Graph edit distance contest: Results and future challenges
Introduction
Computing a similarity or a dissimilarity measure between graphs is a major challenge in pattern recognition. One of the most well-known and used approaches to compute a distance between two graphs is the Graph Edit Distance (GED). Computing the GED consists in finding a sequence of graph edit operations (insertions, deletions and substitutions of vertices and edges) which transforms a graph into another with a minimal cost. However, computing the GED is NP-hard. Therefore, in the last four decades, several approaches were proposed to compute approximations in polynomial time [22].
This paper reports the results of the Graph Distance Contest (GDC) which was organized in the context of ICPR 2016. The aim of the contest was to inspect performance and effectiveness of recent methods which compute an exact or an approximate GED. The quality of the output distances as well as the execution times of the methods were used as keys for the inspection. Seven datasets were integrated, each of them being composed of several types of graphs with symbolic or numerical attributes attached to vertices and edges.
GDC was open to any method which computes a sequence of edit operations transforming a graph into another one. All the participants were required to download the datasets to prepare the submission of their programs. All the programs were executed by the organizers on the same computer. Two constraints were put in the contest. First, each submitted method could not exceed 30 s per graph comparison. Second, concerning parallel methods, the number of threads was limited to 4.
This paper is organized as follows: Section 2 describes the methods submitted to GDC. Then, Section 3 specifies the protocol and the datasets used for this contest. Obtained results are presented and discussed in Section 4. Note that a complementary and exhaustive presentation of the results is provided on GDC website http://gdc2016.greyc.fr. Last but not least, Section 5 highlights the bottlenecks of both tested methods and GED performance evaluation metrics, and proposes some possible tracks to go beyond these bottlenecks.
Section snippets
Inspected methods
Eight methods proposed by three different research groups were submitted. The beam search algorithm of Neuhaus et al. [21] was also added to the list of inspected methods. All these methods can be globally divided into three categories.
Protocol and datasets
Our evaluation is conducted on 4 Quad-Core AMD Opteron processor 8350, cadenced at 2.0GHz together with 16GB memory. The maximum number of threads was limited to 4 (i.e., for F24threads and PDFS). The time constraint used in GDC was fixed to 30 s. That is, the methods that needed more than 30 s were stopped, and the best answer found so far was outputted. Note that F2, F24threads, DF and PDFS are exact algorithms without time constraints.
Results and discussion
In this section, we present and analyze the results obtained by the submitted methods on all datasets. Table 3 summarizes the GED methods that were included in GDC.

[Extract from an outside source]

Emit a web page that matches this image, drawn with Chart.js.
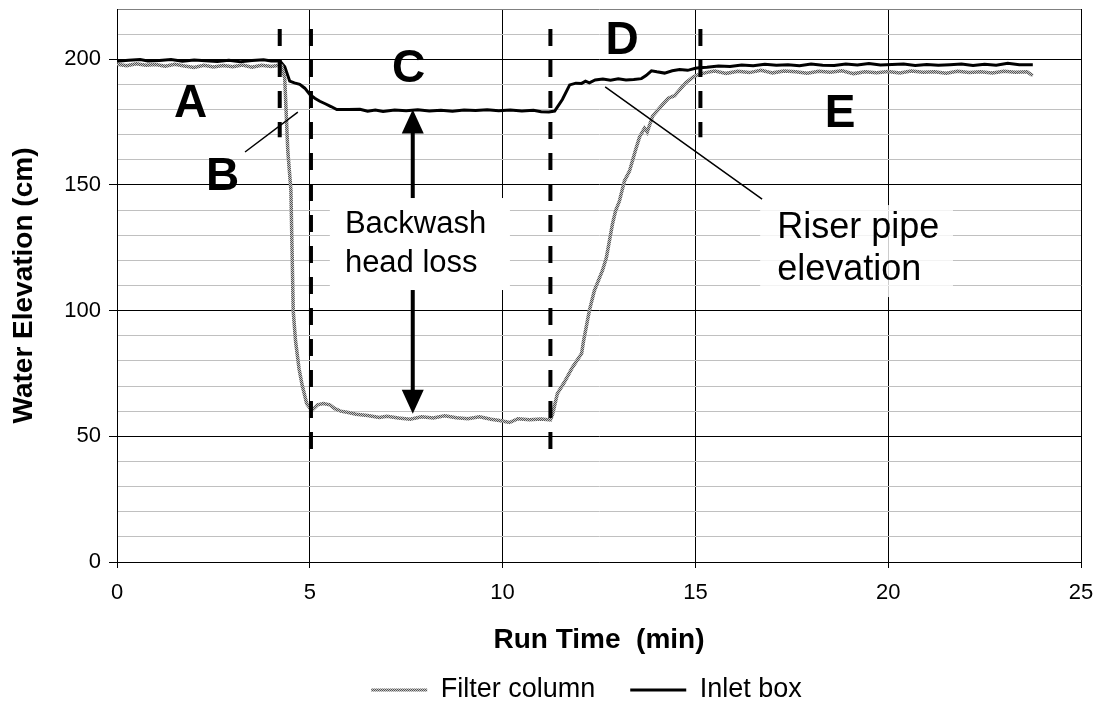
<!DOCTYPE html>
<html>
<head>
<meta charset="utf-8">
<script src="https://cdn.jsdelivr.net/npm/chart.js@4.4.1/dist/chart.umd.min.js"></script>
<style>
  body { margin: 0; background: #fff; }
</style>
</head>
<body>
<canvas id="elev-chart" width="1103" height="713"></canvas>
<script>
/* 데이터: run time (min) / water elevation (cm) */
var filterTime = [0.00, 0.25, 0.50, 0.75, 1.00, 1.25, 1.50, 1.75, 2.00, 2.25, 2.50, 2.75, 3.00, 3.25, 3.50, 3.75, 4.00, 4.20, 4.27,
  4.35, 4.43, 4.51, 4.54, 4.57, 4.63, 4.72, 4.80, 4.92, 5.05, 5.20, 5.35, 5.52, 5.65, 5.80, 6.00, 6.20, 6.50, 6.80, 7.00,
  7.30, 7.60, 7.90, 8.20, 8.50, 8.80, 9.10, 9.40, 9.70, 9.92, 10.18, 10.40, 10.70, 11.00, 11.24, 11.30, 11.42, 11.60, 11.81,
  12.05, 12.10, 12.25, 12.38, 12.59, 12.69, 12.85, 12.93, 13.03, 13.16, 13.29, 13.45, 13.55, 13.68, 13.75, 13.89, 14.15,
  14.30, 14.46, 14.60, 14.75, 14.95, 15.10, 15.30, 15.50, 15.80, 16.10, 16.40, 16.70, 17.00, 17.30, 17.60, 17.90, 18.20,
  18.50, 18.80, 19.10, 19.40, 19.70, 20.00, 20.30, 20.60, 20.90, 21.20, 21.50, 21.80, 22.10, 22.40, 22.70, 23.00, 23.30,
  23.60, 23.75];
var filterLevel = [198.0, 197.4, 198.2, 197.6, 197.9, 197.2, 198.0, 197.3, 196.7, 197.6, 196.9, 197.5, 197.0, 197.7, 196.8, 197.6, 197.1, 197.6, 197.5,
  192.5, 163.5, 148.0, 124.0, 100.0, 88.0, 77.0, 70.5, 63.0, 60.3, 62.5, 63.0, 62.5, 61.0, 60.0, 59.5, 58.8, 58.3, 57.5, 58.0,
  57.3, 56.8, 57.8, 57.3, 58.2, 57.4, 57.0, 57.8, 56.8, 56.3, 55.5, 57.0, 56.6, 56.9, 56.5, 59.0, 67.0, 71.5, 77.4,
  83.0, 88.0, 100.0, 108.0, 116.0, 121.0, 134.5, 139.7, 143.6, 151.6, 155.5, 164.0, 169.0, 172.6, 171.0, 177.4, 182.0,
  184.5, 185.5, 188.0, 190.6, 193.0, 194.0, 194.8, 195.3, 194.4, 195.2, 194.7, 195.6, 194.6, 195.3, 195.0, 194.4, 195.2,
  194.8, 195.4, 194.3, 195.0, 194.6, 195.1, 194.5, 195.3, 194.8, 195.0, 194.4, 195.2, 194.7, 195.0, 194.5, 195.2, 194.8,
  195.0, 193.5];

var inletTime = [0.00, 0.30, 0.60, 0.80, 1.10, 1.40, 1.70, 2.00, 2.30, 2.60, 2.90, 3.20, 3.50, 3.80, 4.00, 4.22,
  4.35, 4.48, 4.60, 4.74, 4.87, 5.00, 5.13, 5.26, 5.40, 5.55, 5.70, 6.00, 6.30, 6.50, 6.70, 6.90, 7.20, 7.50, 7.80,
  8.10, 8.40, 8.70, 9.00, 9.30, 9.60, 9.90, 10.20, 10.50, 10.80, 11.00, 11.20, 11.35, 11.55, 11.74, 11.90, 12.05,
  12.15, 12.25, 12.40, 12.60, 12.80, 13.00, 13.20, 13.40, 13.60, 13.72, 13.86, 14.00, 14.20, 14.40, 14.59, 14.80,
  15.00, 15.10, 15.30, 15.60, 15.90, 16.20, 16.50, 16.80, 17.10, 17.40, 17.70, 18.00, 18.30, 18.60, 18.90, 19.20,
  19.50, 19.80, 20.10, 20.40, 20.70, 21.00, 21.30, 21.60, 21.90, 22.20, 22.50, 22.80, 23.10, 23.40, 23.75];
var inletLevel = [199.2, 199.6, 199.9, 199.3, 199.5, 199.9, 199.2, 199.7, 199.4, 199.1, 199.6, 199.0, 199.5, 199.8, 199.3, 199.4,
  197.0, 191.3, 190.6, 190.0, 188.5, 186.0, 184.5, 183.3, 182.3, 181.2, 180.0, 180.0, 180.1, 179.3, 179.8, 179.2, 179.8, 179.5, 179.9,
  179.4, 179.7, 179.3, 179.8, 179.6, 179.9, 179.5, 179.8, 179.4, 179.7, 179.1, 179.0, 179.4, 184.0, 189.8, 190.5, 190.4,
  191.3, 190.6, 191.8, 192.1, 191.7, 192.2, 191.8, 192.0, 192.3, 193.5, 195.4, 195.0, 194.5, 195.4, 195.9, 195.6,
  196.4, 196.6, 196.8, 197.3, 197.1, 197.7, 197.4, 198.0, 197.6, 197.8, 197.4, 198.1, 197.6, 197.5, 198.1, 197.7,
  198.3, 197.7, 197.9, 198.1, 197.5, 197.9, 197.6, 197.8, 198.1, 197.5, 198.0, 197.6, 198.4, 197.8, 197.8];

var seriesNames = ['Filter column', 'Inlet box'];
var yMajor = 50;

/* 구간 경계 (phase boundaries), min */
var phaseLines = [
  { t: 4.22, top: 212, bottom: 169 },
  { t: 5.03, top: 212, bottom: 45 },
  { t: 11.24, top: 212, bottom: 45 },
  { t: 15.13, top: 212, bottom: 169 }
];
var phaseLabels = [
  { text: 'A', t: 1.91, y: 177.0 },
  { text: 'B', t: 2.74, y: 148.0 },
  { text: 'C', t: 7.56, y: 191.0 },
  { text: 'D', t: 13.10, y: 202.1 },
  { text: 'E', t: 18.75, y: 173.1 }
];

var FONT = "'Liberation Sans', Arial, sans-serif";

function toPoints(xs, ys){
  var pts = [];
  for(var i = 0; i < xs.length; i++){
    pts.push({ x: xs[i], y: ys[i] });
  }
  return pts;
}

/* 회색 체크 무늬 선 */
function greyTexture(){
  var c = document.createElement('canvas');
  c.width = 2; c.height = 2;
  var g = c.getContext('2d');
  g.fillStyle = '#c6c6c6';
  g.fillRect(0, 0, 2, 2);
  g.fillStyle = '#555';
  g.fillRect(0, 0, 1, 1);
  g.fillRect(1, 1, 1, 1);
  return g.createPattern(c, 'repeat');
}
var greyLine = greyTexture();

var notes = {
  id: 'notes',
  afterDatasetsDraw: function(chart){
    var ctx = chart.ctx;
    var xs = chart.scales.x, ys = chart.scales.y;
    var px = function(v){ return xs.getPixelForValue(v); };
    var py = function(v){ return ys.getPixelForValue(v); };
    ctx.save();

    // dashed phase lines
    ctx.strokeStyle = '#000';
    ctx.lineWidth = 4;
    ctx.setLineDash([17, 14]);
    phaseLines.forEach(function(p){
      ctx.beginPath();
      ctx.moveTo(px(p.t), py(p.top));
      ctx.lineTo(px(p.t), py(p.bottom));
      ctx.stroke();
    });
    ctx.setLineDash([]);

    // backwash head loss arrow
    var ax = px(7.67), aTop = py(180), aBot = py(59);
    var hw = 11, hh = 24;
    ctx.lineWidth = 4;
    ctx.beginPath();
    ctx.moveTo(ax, aTop + hh - 2);
    ctx.lineTo(ax, aBot - hh + 2);
    ctx.stroke();
    ctx.fillStyle = '#000';
    ctx.beginPath();
    ctx.moveTo(ax, aTop); ctx.lineTo(ax - hw, aTop + hh); ctx.lineTo(ax + hw, aTop + hh);
    ctx.closePath(); ctx.fill();
    ctx.beginPath();
    ctx.moveTo(ax, aBot); ctx.lineTo(ax - hw, aBot - hh); ctx.lineTo(ax + hw, aBot - hh);
    ctx.closePath(); ctx.fill();

    // text boxes
    ctx.fillStyle = '#fff';
    ctx.fillRect(px(5.52), py(144.8), px(10.19) - px(5.52), py(108.2) - py(144.8));
    ctx.fillStyle = 'rgba(255,255,255,0.8)';
    ctx.fillRect(px(16.68), py(142), px(21.68) - px(16.68), py(105.4) - py(142));

    ctx.fillStyle = '#000';
    ctx.textAlign = 'left';
    ctx.textBaseline = 'alphabetic';
    ctx.font = '31px ' + FONT;
    ctx.fillText('Backwash', px(5.91), py(130.9));
    ctx.fillText('head loss', px(5.91), py(115.4));
    ctx.font = '36px ' + FONT;
    ctx.fillText('Riser pipe', px(17.12), py(128.9));
    ctx.fillText('elevation', px(17.12), py(112.2));

    // leader lines
    ctx.lineWidth = 1.5;
    ctx.beginPath();
    ctx.moveTo(px(12.66), py(189.0)); ctx.lineTo(px(16.73), py(144.4));
    ctx.moveTo(px(3.32), py(163.1)); ctx.lineTo(px(4.69), py(179.0));
    ctx.stroke();

    // phase letters
    ctx.font = 'bold 46px ' + FONT;
    ctx.textAlign = 'center';
    phaseLabels.forEach(function(l){
      ctx.fillText(l.text, px(l.t), py(l.y));
    });
    ctx.restore();
  }
};

/* 범례 위치 조정 */
var legendPlace = {
  id: 'legendPlace',
  afterLayout: function(chart){
    var lg = chart.legend;
    lg.top = 690 - 35 - 13.5;
    lg.height = 90;
    lg.bottom = lg.top + lg.height;
    lg.left += 46;
    lg.right += 46;
  }
};

var chartCtx = document.getElementById('elev-chart');
var chartConfig = {
  type: 'line',
  data: {
    datasets: [{
      label: seriesNames[0],
      data: toPoints(filterTime, filterLevel),
      borderColor: greyLine,
      backgroundColor: greyLine,
      borderWidth: 3.5,
      pointRadius: 0,
      tension: 0,
      fill: false
    }, {
      label: seriesNames[1],
      data: toPoints(inletTime, inletLevel),
      borderColor: '#000',
      backgroundColor: '#000',
      borderWidth: 3,
      pointRadius: 0,
      tension: 0,
      fill: false
    }]
  },
  options: {
    responsive: false,
    animation: false,
    layout: { padding: { left: 0, right: 22, top: 9, bottom: 0 } },
    plugins: {
      tooltip: { enabled: false },
      legend: {
        position: 'bottom',
        maxHeight: 30,
        labels: {
          font: { family: FONT, size: 27 },
          color: '#000',
          boxWidth: 56,
          boxHeight: 3,
          padding: 35,
          generateLabels: function(chart){
            return chart.data.datasets.map(function(ds, i){
              return { text: ds.label, fillStyle: ds.borderColor, strokeStyle: ds.borderColor, lineWidth: 0, datasetIndex: i, hidden: false };
            });
          }
        }
      }
    },
    scales: {
      x: {
        type: 'linear',
        min: 0,
        max: 25,
        afterFit: function(s){
          s.height = s.chart.height - 562 - s.chart.legend.height;
          s.paddingLeft = 0;
          s.paddingRight = 0;
        },
        ticks: { stepSize: 5, color: '#000', padding: 12, font: { family: FONT, size: 22 } },
        grid: { color: '#000', tickLength: 6, tickColor: '#000' },
        border: { color: '#000' },
        title: { display: true, text: 'Run Time  (min)', color: '#000', font: { family: FONT, size: 28, weight: 'bold' }, padding: { top: 0, bottom: 26 } }
      },
      y: {
        min: 0,
        max: 220,
        afterFit: function(s){
          s.width = 117;
          s.paddingTop = 0;
          s.paddingBottom = 0;
        },
        ticks: {
          stepSize: 10,
          autoSkip: false,
          color: '#000',
          padding: 8,
          font: { family: FONT, size: 22 },
          callback: function(v){ return v % yMajor === 0 ? v : ''; }
        },
        grid: {
          tickLength: 8,
          color: function(c){
            if(c.tick.value % yMajor === 0) return '#000';
            return c.tick.value === 220 ? '#808080' : '#c0c0c0';
          },
          tickColor: function(c){ return c.tick.value % yMajor === 0 ? '#000' : 'rgba(0,0,0,0)'; }
        },
        border: { color: '#000' },
        title: { display: true, text: 'Water Elevation (cm)', color: '#000', font: { family: FONT, size: 28, weight: 'bold' }, padding: { top: 7, bottom: 0 } }
      }
    }
  },
  plugins: [notes, legendPlace]
};
var elevChart = new Chart(chartCtx, chartConfig);
</script>
</body>
</html>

For the sake of clarity, we synthesize our different conclusions via figures. For exhaustive and numerical results, we refer the interested reader to the contest website: http://gdc2016.greyc.fr.
Challenges in graph edit distance
In this section, we present and discuss perspectives of evaluated methods and GED challenges upcoming in the near future. Regarding the 3 inspected GED categories, the branch-and-bound based algorithms are highly dependent on the lower bound. These algorithms could be improved by proposing other promising lower bounds with the help of machine learning techniques. On the other hand, currently, the implementation of the assignment-based algorithms cannot handle graphs with numeric attributes.